Festivals are a lot like real estate: location matters.
Sound bleed issues aside, LeBreton Flats works well for the thousands of people that flock to Bluesfest each year. The Ottawa Jazz Festival has long roots in Confederation Park. Westfest puts on engaging musical performances while showing off what Westboro has to offer.
It’s something that the organizers of Ottawa Sucks, a new hardcore punk festival, obviously get.
The festival’s small performance spaces, such as the Royal Canadian Legion on Kent Street, are great for sweaty, powerful and energetic shows.

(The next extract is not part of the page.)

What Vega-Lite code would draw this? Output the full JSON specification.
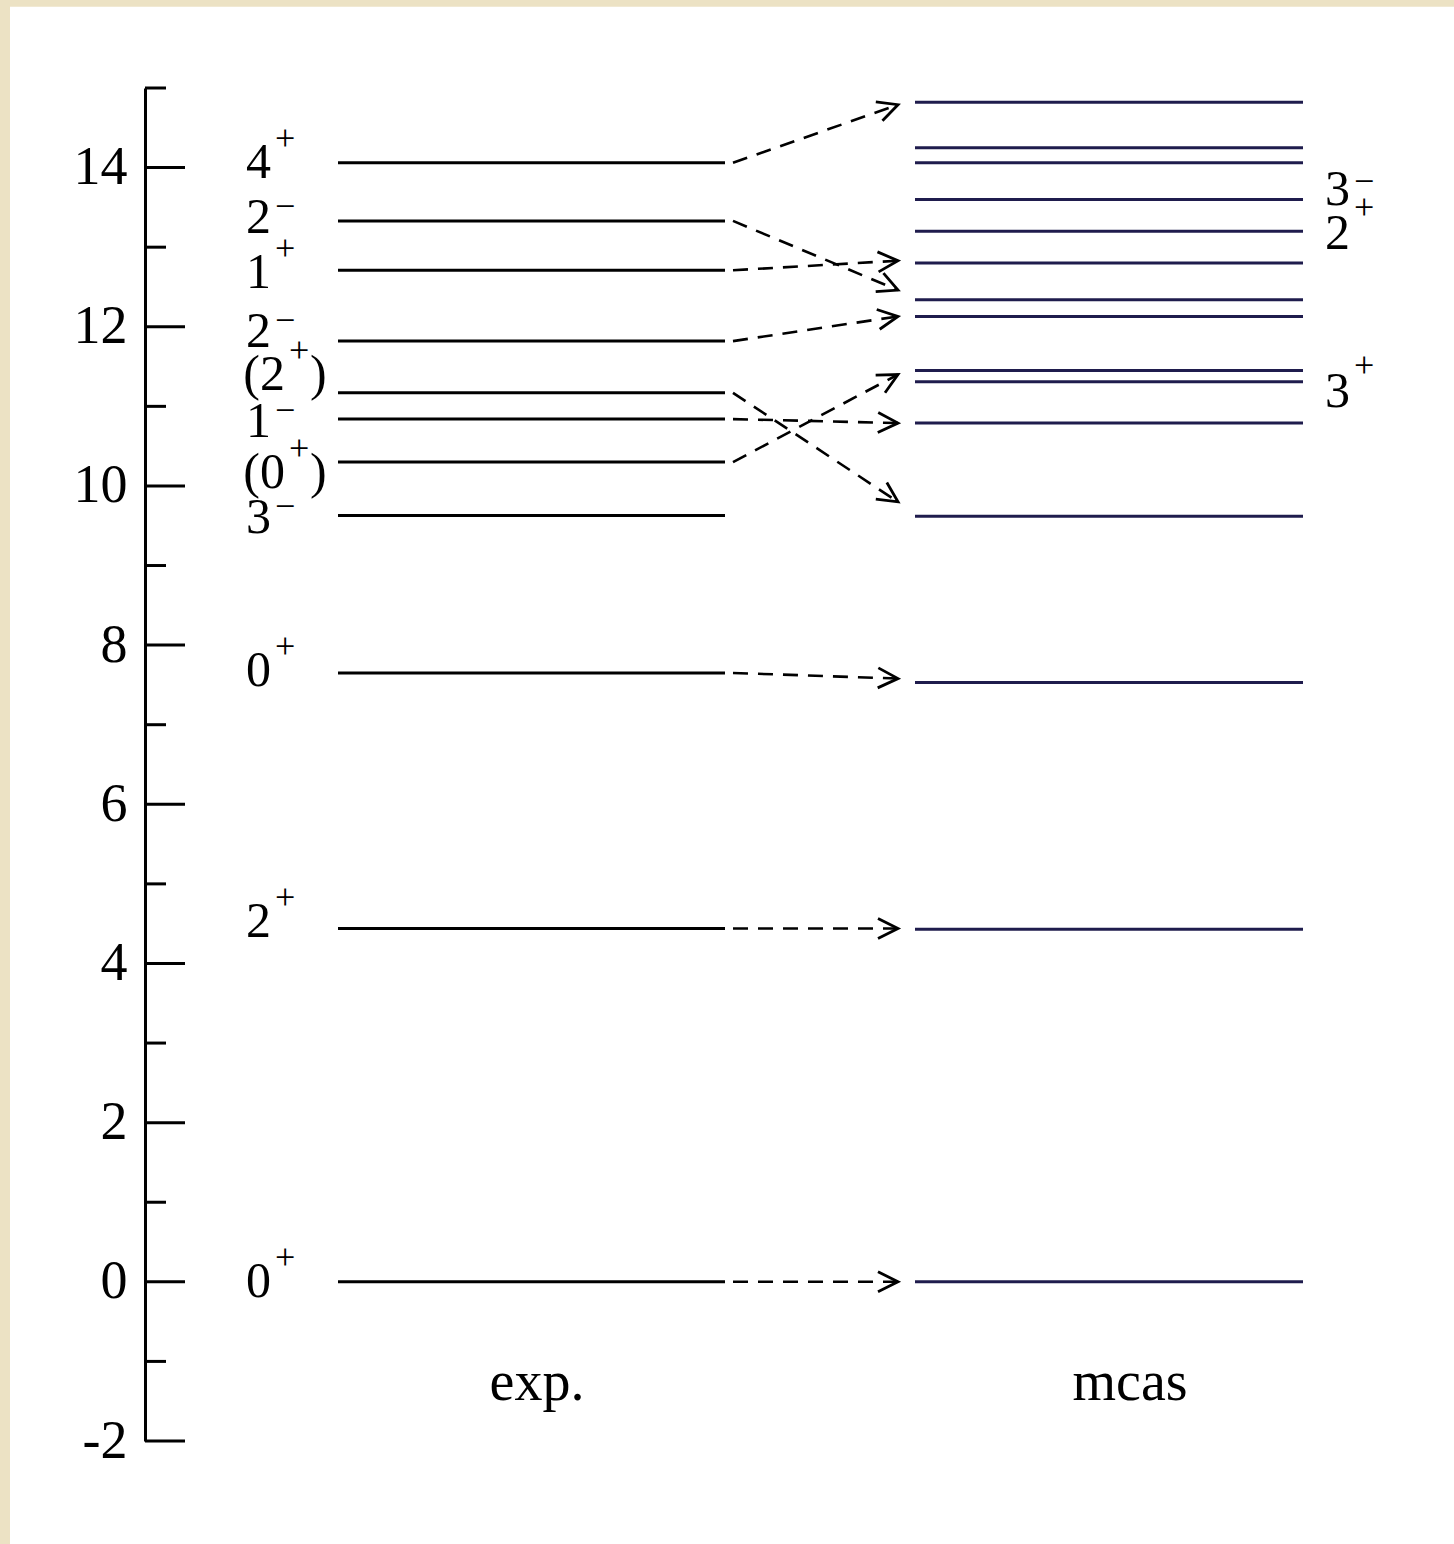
{
  "$schema": "https://vega.github.io/schema/vega-lite/v6.json",
  "width": 1300,
  "height": 1353,
  "autosize": {"type": "none"},
  "padding": {"left": 145, "top": 88, "right": 9, "bottom": 103},
  "background": "#ece2c4",
  "config": {"view": {"stroke": null}, "font": "Liberation Serif"},
  "datasets": {
    "levels": [
      {"set": "exp", "E": 0}, {"set": "exp", "E": 4.44}, {"set": "exp", "E": 7.65}, {"set": "exp", "E": 9.63},
      {"set": "exp", "E": 10.30}, {"set": "exp", "E": 10.84}, {"set": "exp", "E": 11.17}, {"set": "exp", "E": 11.82},
      {"set": "exp", "E": 12.71}, {"set": "exp", "E": 13.33}, {"set": "exp", "E": 14.06},
      {"set": "mcas", "E": 0}, {"set": "mcas", "E": 4.43}, {"set": "mcas", "E": 7.53}, {"set": "mcas", "E": 9.62},
      {"set": "mcas", "E": 10.79}, {"set": "mcas", "E": 11.31}, {"set": "mcas", "E": 11.45}, {"set": "mcas", "E": 12.13},
      {"set": "mcas", "E": 12.34}, {"set": "mcas", "E": 12.80}, {"set": "mcas", "E": 13.20}, {"set": "mcas", "E": 13.60},
      {"set": "mcas", "E": 14.06}, {"set": "mcas", "E": 14.25}, {"set": "mcas", "E": 14.82}
    ],
    "arrows": [
      {"from": 14.06, "to": 14.79}, {"from": 13.33, "to": 12.46}, {"from": 12.71, "to": 12.83},
      {"from": 11.82, "to": 12.13}, {"from": 11.17, "to": 9.80}, {"from": 10.84, "to": 10.79},
      {"from": 10.30, "to": 11.40}, {"from": 7.65, "to": 7.58}, {"from": 4.44, "to": 4.44}, {"from": 0, "to": 0}
    ],
    "labels": [
      {"side": "exp", "E": 14.06, "pre": "4", "sup": "+", "post": ""},
      {"side": "exp", "E": 13.37, "pre": "2", "sup": "−", "post": ""},
      {"side": "exp", "E": 12.68, "pre": "1", "sup": "+", "post": ""},
      {"side": "exp", "E": 11.94, "pre": "2", "sup": "−", "post": ""},
      {"side": "exp", "E": 11.40, "pre": "(2", "sup": "+", "post": ")"},
      {"side": "exp", "E": 10.80, "pre": "1", "sup": "−", "post": ""},
      {"side": "exp", "E": 10.16, "pre": "(0", "sup": "+", "post": ")"},
      {"side": "exp", "E": 9.60, "pre": "3", "sup": "−", "post": ""},
      {"side": "exp", "E": 7.68, "pre": "0", "sup": "+", "post": ""},
      {"side": "exp", "E": 4.52, "pre": "2", "sup": "+", "post": ""},
      {"side": "exp", "E": 0, "pre": "0", "sup": "+", "post": ""},
      {"side": "mcas", "E": 13.72, "pre": "3", "sup": "−", "post": ""},
      {"side": "mcas", "E": 13.16, "pre": "2", "sup": "+", "post": ""},
      {"side": "mcas", "E": 11.18, "pre": "3", "sup": "+", "post": ""}
    ],
    "major": [{"v": -2}, {"v": 0}, {"v": 2}, {"v": 4}, {"v": 6}, {"v": 8}, {"v": 10}, {"v": 12}, {"v": 14}],
    "minor": [{"v": -1}, {"v": 1}, {"v": 3}, {"v": 5}, {"v": 7}, {"v": 9}, {"v": 11}, {"v": 13}, {"v": 15}],
    "columns": [{"name": "exp.", "c": "exp"}, {"name": "mcas", "c": "mcas"}]
  },
  "layer": [
    {
      "data": {"values": [{"panel": "white"}]},
      "mark": {"type": "rect", "color": "white"},
      "encoding": {
        "x": {"datum": -1.35, "type": "quantitative", "scale": {"domain": [0, 13], "nice": false, "zero": false}, "axis": null},
        "x2": {"datum": 13.1},
        "y": {"datum": 16.02, "type": "quantitative", "scale": {"domain": [-2, 15], "nice": false, "zero": false},
          "axis": {"values": [-2, 0, 2, 4, 6, 8, 10, 12, 14], "labelExpr": "'' + datum.value", "ticks": false, "tickSize": 0,
            "labelPadding": 18, "labelFontSize": 54, "labelFont": "Liberation Serif", "labelColor": "black",
            "domainColor": "black", "domainWidth": 3, "grid": false, "title": null, "zindex": 2}},
        "y2": {"datum": -3.3}
      }
    },
    {
      "data": {"name": "major"},
      "mark": {"type": "rule", "color": "black", "strokeWidth": 3},
      "encoding": {"x": {"datum": 0, "type": "quantitative"}, "x2": {"datum": 0.40}, "y": {"field": "v", "type": "quantitative"}}
    },
    {
      "data": {"name": "minor"},
      "mark": {"type": "rule", "color": "black", "strokeWidth": 3},
      "encoding": {"x": {"datum": 0, "type": "quantitative"}, "x2": {"datum": 0.21}, "y": {"field": "v", "type": "quantitative"}}
    },
    {
      "data": {"name": "levels"},
      "transform": [{"filter": "datum.set == 'exp'"}],
      "mark": {"type": "rule", "color": "black", "strokeWidth": 3},
      "encoding": {"x": {"datum": 1.93, "type": "quantitative"}, "x2": {"datum": 5.80}, "y": {"field": "E", "type": "quantitative"}}
    },
    {
      "data": {"name": "levels"},
      "transform": [{"filter": "datum.set == 'mcas'"}],
      "mark": {"type": "rule", "color": "#1f1c4d", "strokeWidth": 3},
      "encoding": {"x": {"datum": 7.70, "type": "quantitative"}, "x2": {"datum": 11.58}, "y": {"field": "E", "type": "quantitative"}}
    },
    {
      "data": {"name": "arrows"},
      "mark": {"type": "rule", "color": "black", "strokeWidth": 2.6, "strokeDash": [15, 10]},
      "encoding": {
        "x": {"datum": 5.88, "type": "quantitative"}, "x2": {"datum": 7.53},
        "y": {"field": "from", "type": "quantitative"}, "y2": {"field": "to"}
      }
    },
    {
      "data": {"name": "arrows"},
      "mark": {
        "type": "point", "shape": "M-2,-1L0,0L-2,1", "size": 400, "filled": false, "color": "black", "strokeWidth": 2.8, "opacity": 1,
        "angle": {"expr": "(atan2(scale('y', datum.to) - scale('y', datum.from), scale('x', 7.53) - scale('x', 5.88)) * 180 / PI + 360) % 360"}
      },
      "encoding": {"x": {"datum": 7.53, "type": "quantitative"}, "y": {"field": "to", "type": "quantitative"}}
    },
    {
      "data": {"name": "labels"},
      "transform": [{"filter": "datum.side == 'exp' && datum.post == ''"}],
      "encoding": {"x": {"datum": 1.27, "type": "quantitative"}, "y": {"field": "E", "type": "quantitative"}},
      "layer": [
        {"mark": {"type": "text", "align": "right", "baseline": "middle", "fontSize": 50, "font": "Liberation Serif", "color": "black", "dx": -1},
         "encoding": {"text": {"field": "pre"}}},
        {"mark": {"type": "text", "align": "left", "baseline": "middle", "fontSize": 36, "font": "Liberation Serif", "color": "black", "dx": 3,
          "dy": {"expr": "datum.sup == '+' ? -24 : -11"}},
         "encoding": {"text": {"field": "sup"}}}
      ]
    },
    {
      "data": {"name": "labels"},
      "transform": [{"filter": "datum.side == 'exp' && datum.post != ''"}],
      "encoding": {"x": {"datum": 1.41, "type": "quantitative"}, "y": {"field": "E", "type": "quantitative"}},
      "layer": [
        {"mark": {"type": "text", "align": "right", "baseline": "middle", "fontSize": 50, "font": "Liberation Serif", "color": "black", "dx": -1},
         "encoding": {"text": {"field": "pre"}}},
        {"mark": {"type": "text", "align": "left", "baseline": "middle", "fontSize": 36, "font": "Liberation Serif", "color": "black", "dx": 3,
          "dy": {"expr": "datum.sup == '+' ? -24 : -11"}},
         "encoding": {"text": {"field": "sup"}}},
        {"mark": {"type": "text", "align": "left", "baseline": "middle", "fontSize": 50, "font": "Liberation Serif", "color": "black", "dx": 24},
         "encoding": {"text": {"field": "post"}}}
      ]
    },
    {
      "data": {"name": "labels"},
      "transform": [{"filter": "datum.side == 'mcas'"}],
      "encoding": {"x": {"datum": 12.06, "type": "quantitative"}, "y": {"field": "E", "type": "quantitative"}},
      "layer": [
        {"mark": {"type": "text", "align": "right", "baseline": "middle", "fontSize": 50, "font": "Liberation Serif", "color": "black", "dx": -1},
         "encoding": {"text": {"field": "pre"}}},
        {"mark": {"type": "text", "align": "left", "baseline": "middle", "fontSize": 36, "font": "Liberation Serif", "color": "black", "dx": 3,
          "dy": {"expr": "datum.sup == '+' ? -26 : -8"}},
         "encoding": {"text": {"field": "sup"}}}
      ]
    },
    {
      "data": {"name": "columns"},
      "transform": [{"filter": "datum.c == 'exp'"}],
      "mark": {"type": "text", "align": "center", "baseline": "alphabetic", "fontSize": 56, "font": "Liberation Serif", "color": "black"},
      "encoding": {"x": {"datum": 3.92, "type": "quantitative"}, "y": {"datum": -1.48, "type": "quantitative"}, "text": {"field": "name"}}
    },
    {
      "data": {"name": "columns"},
      "transform": [{"filter": "datum.c == 'mcas'"}],
      "mark": {"type": "text", "align": "center", "baseline": "alphabetic", "fontSize": 56, "font": "Liberation Serif", "color": "black"},
      "encoding": {"x": {"datum": 9.85, "type": "quantitative"}, "y": {"datum": -1.48, "type": "quantitative"}, "text": {"field": "name"}}
    }
  ]
}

Don’t let that combative name fool you. Ottawa Sucks is here to praise the city as much as it is to bury it.
The festival, organized by Germ Attak member Jo Steel, features 25 bands from across the globe.
Many of the acts hail from the capital, but those from outside the region will also get their chance to shine.

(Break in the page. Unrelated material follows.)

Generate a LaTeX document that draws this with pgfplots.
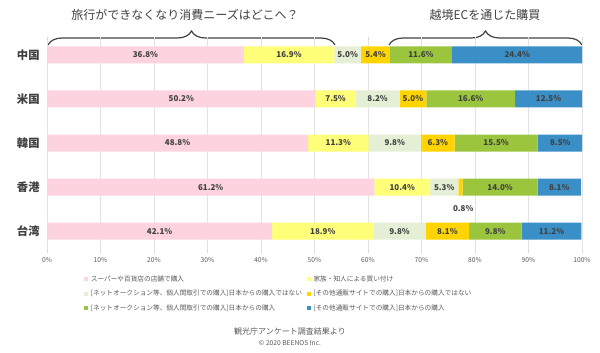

Like the best punk music, the name is also rather subversive. It attacks Ottawa’s reputation as a boring, bureaucratic city while showing off the capital’s exciting musical underbelly. Many Ottawa music fans could learn from this tactic, instead of just lobbing the same old complaints and doing nothing about them.
In some ways, Ottawa Sucks is following in the wake of another festival, the Ottawa Explosion Weekend.
Both are weekend-long events. Sucks kicks off April 12-14, while Explosion runs from June 20-23. Both take place at multiple venues around Ottawa. And, most importantly, both act as a showcase for vibrant, local music scenes that continue to thrive under the radar.
In fact, the Ottawa Explosion blog gave Ottawa Sucks some publicity back in January, posting the new festival’s line-up.
Emmanuel Sayer, a festival organizer for Ottawa Explosion, is also playing Ottawa Sucks on April 12 with his band Pregnancy Scares.
Sayer says the new festival offers punk fans a venue that the city’s arts scene doesn’t provide anywhere else.
“(Steel) was just talking about doing a big hardcore punk festival, which is definitely something that Ottawa doesn’t have, so that’s great,” Sayer says. “I feel like it’s a good accompaniment to Ottawa Explosion because it kind of touches some genres that we don’t necessarily touch during our festival, although we’re kind of branching out as well.”
Event organizers still have a lot to grapple with, though. Ottawa doesn’t have enough venues, Sayer says, and while putting on a show at a legion is very punk rock, non-performance spaces have to work harder and organizers often have to supply their own equipment.
But it’s that hardship that makes music from Ottawa so resonant. Sayer even says that the lack of music infrastructure around the city helps foster solidarity among bands.
“People who are involved in the scene will meet people who are playing in different types of bands and who are going to different types of shows,” he says. “It’s kind of this ‘we’re all in this together’ kind of atmosphere where everyone’s trying to play wherever they can play and swapping information when someone finds a venue that can book a band.”
Ultimately, Ottawa music fans need to take a page from both Steel and Sayer. By now, “Ottawa Sucks” has become the standard refrain for anyone with little attachment to the city’s underground music scene.
It’s a horribly self-defeating attitude, and it won’t help venues or artists grow to the point where they can break out of that “best kept secret” label.
Bottom line: If you don’t see art that appeals to you in this city, fill that void and make it yourself. Ottawa Sucks looks poised to do just that. The festival has already turned a snide, shallow phrase aimed at the local music scene into a rallying cry for it.